Since the clear knowledge that my end is nigh
Can never cure the ill, I too will play
With death, and as lost patients when they try
Warm baths, and perish in unfelt decay,
From love and life alike most sweetly faint away.

But thou, who in thy villa, blest with all
That heart can wish, look'st on the sweet sea-shore,
And undistracted, listening to the fall
And swell of the loud waves that round thee roar,
Gatherest to thy already rich scrutoire,
Fresh living verses for perpetual fame,
Rejoice! for fires more beauteous than of yore
Were kindled by the Dardan prince, inflame
Thy philosophic breast, and light thy laurelled name.

Fear not that Fortune with thwart blast will e'er
Vex thee—these lucid fires will calmness shed
On her wild winds; for me, I well see where
She forces me along, not to the dead,
For that is my desire; my hope is fed
By a deceit most slight, which does but just
Endure, whilst if I weave not the thin thread
Day after day, it breaking leaves my trust
Past fresh revival fallen, and darkening into dust.

This sole return my servitude obtains
From stepdame Fortune, that she should deny
Her common changes in the griefs and pains
That vex my being; whither shall I fly,
A moment to shake off the misery
That loads my heart? alas, it is decreed
That distance to my anguish should supply
No rest, no ease, but that where'er I speed,
My arm from cankering chains should never more be freed!

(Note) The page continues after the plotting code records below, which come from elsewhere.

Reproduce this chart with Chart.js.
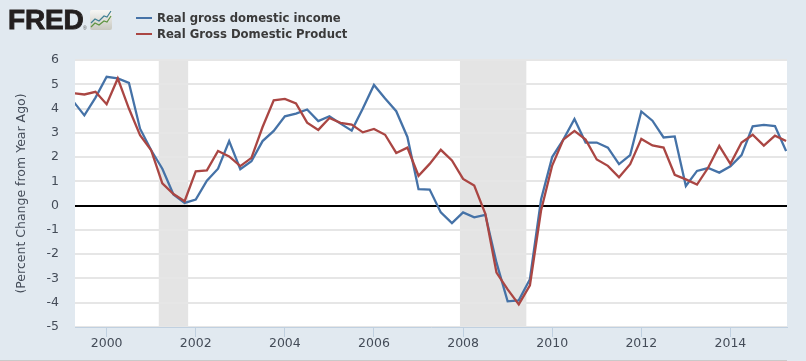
<!DOCTYPE html>
<html>
<head>
<meta charset="utf-8">
<script src="https://cdn.jsdelivr.net/npm/chart.js@4"></script>
<style>
  html, body { margin: 0; padding: 0; background: #e1e9f0; overflow: hidden; }
  #wrap { position: relative; width: 806px; height: 361px; }
  #chart { display: block; }
  #logo { position: absolute; left: 8px; top: 4px; font: 900 28px "Liberation Sans", sans-serif; color: #231f20; -webkit-text-stroke: 0.9px #231f20; letter-spacing: -0.2px; }
  #reg { position: absolute; left: 83px; top: 25px; font: 5px "Liberation Sans", sans-serif; color: #555; }
  #icon { position: absolute; left: 90px; top: 10px; }
  #legend { position: absolute; left: 136px; top: 10px; font: bold 11.65px "DejaVu Sans", sans-serif; color: #3a3a3a; }
  #legend div { height: 16px; line-height: 16px; white-space: nowrap; }
  #legend i { display: inline-block; width: 16px; height: 2px; margin-right: 5px; vertical-align: 3px; }
  #rule { position: absolute; left: 0; bottom: 0; width: 787px; height: 1px; background: #c9c9c9; }
</style>
</head>
<body>
<div id="wrap">
  <canvas id="chart" width="806" height="361"></canvas>
  <div id="logo">FRED</div>
  <div id="reg">®</div>
  <svg id="icon" width="23" height="21">
    <defs>
      <linearGradient id="tile" x1="0" y1="0" x2="0" y2="1">
        <stop offset="0" stop-color="#f6f6f4"/>
        <stop offset="1" stop-color="#c8c8c0"/>
      </linearGradient>
    </defs>
    <rect width="22" height="20" rx="2" fill="url(#tile)"/>
    <polyline points="1,13 5,9 9,11 14,6 17,7 21,1" fill="none" stroke="#3f7f92" stroke-width="1.2"/>
    <polyline points="1,17 5,13 9,15 14,11 17,12 21,6" fill="none" stroke="#5e9440" stroke-width="1.2"/>
  </svg>
  <div id="legend"></div>
  <div id="rule"></div>
</div>
<script>
const seriesNames = ["Real gross domestic income", "Real Gross Domestic Product"];
const seriesColors = ["#4572a7", "#aa4643"];

// percent change from year ago, quarterly from 1999 Q2
const gdi = [
  4.3, 3.72, 4.45,
  5.31, 5.24, 5.06, 3.17,
  2.28, 1.52, 0.46, 0.11,
  0.25, 1.03, 1.52, 2.66,
  1.5, 1.83, 2.66, 3.08,
  3.68, 3.79, 3.96, 3.48,
  3.68, 3.38, 3.09, 4.0,
  4.97, 4.41, 3.89, 2.83,
  0.68, 0.66, -0.28, -0.72,
  -0.28, -0.48, -0.38, -2.35,
  -3.94, -3.9, -3.03, 0.25,
  2.0, 2.72, 3.57, 2.6,
  2.6, 2.39, 1.71, 2.08,
  3.88, 3.5, 2.81, 2.85,
  0.81, 1.43, 1.55, 1.36,
  1.62, 2.08, 3.27, 3.33,
  3.28, 2.25
];
const gdp = [
  4.63, 4.58, 4.69,
  4.18, 5.24, 4.0, 2.9,
  2.28, 0.92, 0.48, 0.18,
  1.41, 1.45, 2.25, 2.03,
  1.63, 1.97, 3.24, 4.34,
  4.4, 4.21, 3.42, 3.12,
  3.61, 3.41, 3.34, 3.02,
  3.16, 2.92, 2.17, 2.39,
  1.23, 1.72, 2.3, 1.86,
  1.1, 0.83, -0.34, -2.76,
  -3.45, -4.07, -3.28, -0.2,
  1.65, 2.72, 3.08, 2.72,
  1.9, 1.64, 1.17, 1.71,
  2.75, 2.48, 2.39, 1.27,
  1.08, 0.87, 1.56, 2.46,
  1.72, 2.6, 2.92, 2.47,
  2.88, 2.66
];
const quarters = gdi.map((v, i) => 1999.25 + i * 0.25);

// recessions as decimal years
const recessionStart = [2001.17, 2007.93];
const recessionEnd = [2001.83, 2009.42];

const xMin = 1999.29;
const xMax = 2015.27;
const tickColor = "#444c58";
const tickFont = { family: "DejaVu Sans", size: 12.5 };

const backdrop = {
  id: "backdrop",
  beforeDraw(chart) {
    const { ctx, chartArea: a, scales } = chart;
    ctx.save();
    ctx.fillStyle = "#ffffff";
    ctx.fillRect(a.left, a.top, a.right - a.left, a.bottom - a.top);
    ctx.fillStyle = "#e4e4e4";
    recessionStart.forEach((start, i) => {
      const x0 = scales.x.getPixelForValue(start);
      const x1 = scales.x.getPixelForValue(recessionEnd[i]);
      ctx.fillRect(x0, a.top, x1 - x0, a.bottom - a.top);
    });
    ctx.restore();
  },
};

document.getElementById("legend").innerHTML = seriesNames
  .map((name, i) => `<div><i style="background:${seriesColors[i]}"></i>${name}</div>`)
  .join("");

new Chart(document.getElementById("chart"), {
  type: "line",
  data: {
    datasets: [
      { label: seriesNames[1], data: quarters.map((x, i) => ({ x, y: gdp[i] })), borderColor: seriesColors[1], order: 1 },
      { label: seriesNames[0], data: quarters.map((x, i) => ({ x, y: gdi[i] })), borderColor: seriesColors[0], order: 2 },
    ],
  },
  options: {
    responsive: false,
    animation: false,
    layout: { padding: { left: 0, top: 60, right: 19, bottom: 0 } },
    elements: {
      point: { radius: 0 },
      line: { borderWidth: 2.3, tension: 0 },
    },
    plugins: { legend: { display: false }, tooltip: { enabled: false } },
    scales: {
      x: {
        type: "linear",
        min: xMin,
        max: xMax,
        afterFit: (scale) => { scale.height = 34; },
        border: { color: "#c0d0e0" },
        grid: { drawOnChartArea: false, tickColor: "#c0d0e0", tickLength: 10 },
        ticks: {
          stepSize: 2,
          includeBounds: false,
          maxRotation: 0,
          padding: -1,
          color: tickColor,
          font: tickFont,
          callback: (v) => String(v),
        },
      },
      y: {
        min: -5,
        max: 6,
        afterFit: (scale) => { scale.width = 75; },
        border: { display: false },
        grid: {
          drawTicks: false,
          lineWidth: 2,
          color: (c) => (c.tick.value === 0 ? "#000000" : "#e6e6e6"),
        },
        ticks: { stepSize: 1, padding: 16, color: tickColor, font: tickFont },
        title: {
          display: true,
          text: "(Percent Change from Year Ago)",
          color: tickColor,
          font: { family: "DejaVu Sans", size: 12.5 },
          padding: { top: 14, bottom: 0 },
        },
      },
    },
  },
  plugins: [backdrop],
});
</script>
</body>
</html>
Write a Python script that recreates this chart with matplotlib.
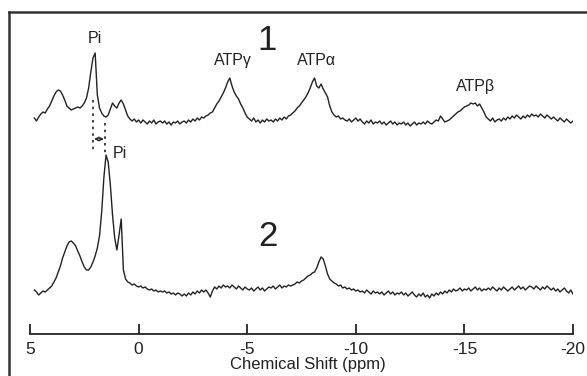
import matplotlib
matplotlib.use("Agg")
import matplotlib.pyplot as plt
import numpy as np
from matplotlib.lines import Line2D

plt.rcParams['font.family'] = ['Liberation Sans', 'DejaVu Sans']
plt.rcParams['axes.unicode_minus'] = False

# chemical shift range of the two traces (ppm), sampled every 0.1 ppm
ppm_start, ppm_end = 4.8, -20.0

# trace 1 intensity (arbitrary units, includes vertical offset)
trace1 = [
    216, 213, 217, 220, 222, 221, 225, 228, 233,
    238, 242, 244, 243, 239, 234, 228, 226, 224, 225,
    226, 227, 226, 228, 231, 236, 246, 262, 276, 281,
    239, 226, 221, 218, 217, 219, 225, 231, 228, 226,
    231, 234, 230, 224, 218, 215, 213, 215, 212, 214,
    211, 214, 212, 210, 213, 211, 214, 210, 212, 213,
    211, 213, 210, 212, 209, 212, 211, 213, 210, 212,
    213, 211, 214, 212, 215, 213, 216, 214, 217, 216,
    218, 219, 221, 222, 226, 230, 233, 237, 241, 246,
    252, 256, 248, 242, 238, 235, 230, 226, 221, 217,
    215, 213, 216, 212, 214, 211, 214, 212, 215, 213,
    214, 212, 215, 213, 216, 214, 217, 215, 218, 219,
    221, 223, 226, 228, 231, 234, 237, 241, 246, 252,
    256, 248, 246, 250, 245, 241, 237, 228, 222, 219,
    217, 218, 215, 216, 214, 213, 215, 212, 214, 216,
    213, 215, 212, 210, 213, 211, 214, 210, 212, 211,
    213, 210, 212, 209, 211, 213, 210, 212, 209, 211,
    210, 212, 209, 211, 208, 210, 212, 209, 211, 210,
    212, 210, 213, 211, 210, 212, 214, 213, 218, 215,
    212, 213, 214, 216, 218, 220, 222, 223, 225, 227,
    228, 229, 231, 230, 231, 228, 230, 226, 222, 217,
    215, 213, 216, 212, 214, 215, 213, 216, 214, 217,
    215, 218, 216, 219, 217, 215, 218, 216, 219, 217,
    220, 218, 219, 217, 220, 218, 216, 219, 217, 215,
    217, 215, 213, 216, 214, 212, 215, 213, 211, 213,
]

# trace 2 intensity
trace2 = [
    44, 42, 39, 41, 43, 42, 44, 46, 48,
    52, 56, 62, 68, 76, 82, 88, 92, 93, 91,
    88, 83, 78, 72, 67, 64, 64, 67, 72, 78,
    86, 98, 122, 156, 179, 172, 149, 119, 96, 84,
    99, 115, 64, 55, 52, 51, 49, 50, 48, 47,
    48, 46, 47, 45, 44, 45, 43, 44, 42, 43,
    42, 43, 41, 42, 40, 41, 39, 41, 40, 38,
    40, 38, 41, 39, 42, 40, 43, 41, 44, 42,
    44, 41, 37, 43, 47, 45, 48, 46, 49, 47,
    48, 46, 49, 47, 45, 48, 46, 44, 47, 45,
    44, 46, 43, 45, 47, 44, 46, 43, 45, 47,
    46, 48, 45, 47, 49, 46, 48, 47, 49, 48,
    49, 50, 52, 51, 53, 54, 56, 58, 59, 61,
    62, 66, 72, 77, 75, 68, 60, 55, 53, 51,
    50, 48, 49, 46, 47, 45, 46, 44, 45, 43,
    44, 42, 43, 41, 44, 42, 40, 43, 41, 42,
    40, 42, 39, 41, 43, 40, 42, 39, 41, 40,
    42, 39, 41, 38, 40, 42, 39, 37, 40, 38,
    41, 37, 39, 36, 40, 38, 41, 39, 42, 40,
    43, 41, 44, 42, 45, 43, 44, 46, 43, 45,
    44, 46, 43, 45, 47, 44, 46, 43, 45, 44,
    46, 44, 47, 45, 43, 46, 44, 47, 45, 43,
    45, 47, 44, 46, 48, 45, 47, 44, 46, 48,
    47, 45, 48, 46, 44, 47, 45, 48, 46, 44,
    46, 43, 45, 42, 44, 46, 43, 41, 44, 40,
]

xticks = [5, 0, -5, -10, -15, -20]

# peak labels: (text, ppm, height)
peak_labels = [
    ("Pi", 2.0, 296),
    ("ATPγ", -4.35, 274),
    ("ATPα", -8.2, 274),
    ("ATPβ", -15.5, 247),
    ("Pi", 0.85, 181),
]
trace_labels = [("1", -5.9, 294), ("2", -5.95, 97)]

x1 = np.linspace(ppm_start, ppm_end, len(trace1))
x2 = np.linspace(ppm_start, ppm_end, len(trace2))

fig = plt.figure(figsize=(5.87, 3.76), dpi=100)
ax = fig.add_axes([30 / 587, 42 / 376, 543 / 587, 322 / 376])

ink = '#222222'
ax.plot(x1, trace1, color=ink, lw=1.0)
ax.plot(x2, trace2, color=ink, lw=1.0)

ax.set_xlim(5, -20)
ax.set_ylim(0, 322)

for s in ['left', 'top', 'right']:
    ax.spines[s].set_visible(False)
ax.spines['bottom'].set_bounds(5, -20)
ax.spines['bottom'].set_color(ink)
ax.spines['bottom'].set_linewidth(1.3)
ax.set_yticks([])
ax.set_xticks(xticks)
ax.set_xticklabels([str(t) for t in xticks])
ax.tick_params(axis='x', direction='in', length=7, width=1.3, color=ink,
               labelsize=12.5, labelcolor=ink, pad=6)
ax.set_xlabel('Chemical Shift (ppm)', fontsize=12, color=ink)
ax.xaxis.set_label_coords(278 / 543, -0.072)

for txt, px, py in peak_labels:
    ax.text(px, py, txt, ha='center', va='center', fontsize=11.5, color=ink)
for txt, px, py in trace_labels:
    ax.text(px, py, txt, ha='center', va='center', fontsize=25, color=ink)

# dotted guides and shift arrow between the two Pi peaks
ax.plot([2.1, 2.1], [234, 181], color=ink, lw=1.2, ls=(0, (1.5, 2.5)))
ax.plot([1.55, 1.55], [211, 179], color=ink, lw=1.2, ls=(0, (1.5, 2.5)))
ax.annotate('', xy=(1.6, 195), xytext=(2.05, 195),
            arrowprops=dict(arrowstyle='<->', color=ink, lw=0.9,
                            mutation_scale=6, shrinkA=0, shrinkB=0))

# outer frame (left and top edges visible)
fig.add_artist(Line2D([9 / 587, 9 / 587], [0, 1 - 12 / 376],
                      color='#333333', lw=1.8, transform=fig.transFigure))
fig.add_artist(Line2D([9 / 587, 1], [1 - 12 / 376, 1 - 12 / 376],
                      color='#333333', lw=1.8, transform=fig.transFigure))

fig.savefig('out.png', dpi=100)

If where the burning sun his splendour flings
On the scorched sands of Africa the wild,
Nurse of all venomous and savage things,
Or where his fire is quenched by ices piled
On ices to the clouds, where flower ne'er smiled,
Nor save the hoarse blast aught endured the clime,
I by imperious Fortune were exiled,
There to consume my melancholy time,
Smit by the' unshadowed blaze, or rained on by the rime;—

There, with his icy hand Fear still would seize
On my sad heart, and here, mid silent snows,
Where the sharp wind seems ev'n the stars to freeze,
Curdling to ice the flood that swiftest flows;
Ev'n here, I know that I could interpose
No screen to shield me from the vivid fire
Wherein chastised my ardent spirit glows,
Wasting away I trust by slow desire,
And thus 'twixt clashing ills distractedly expire.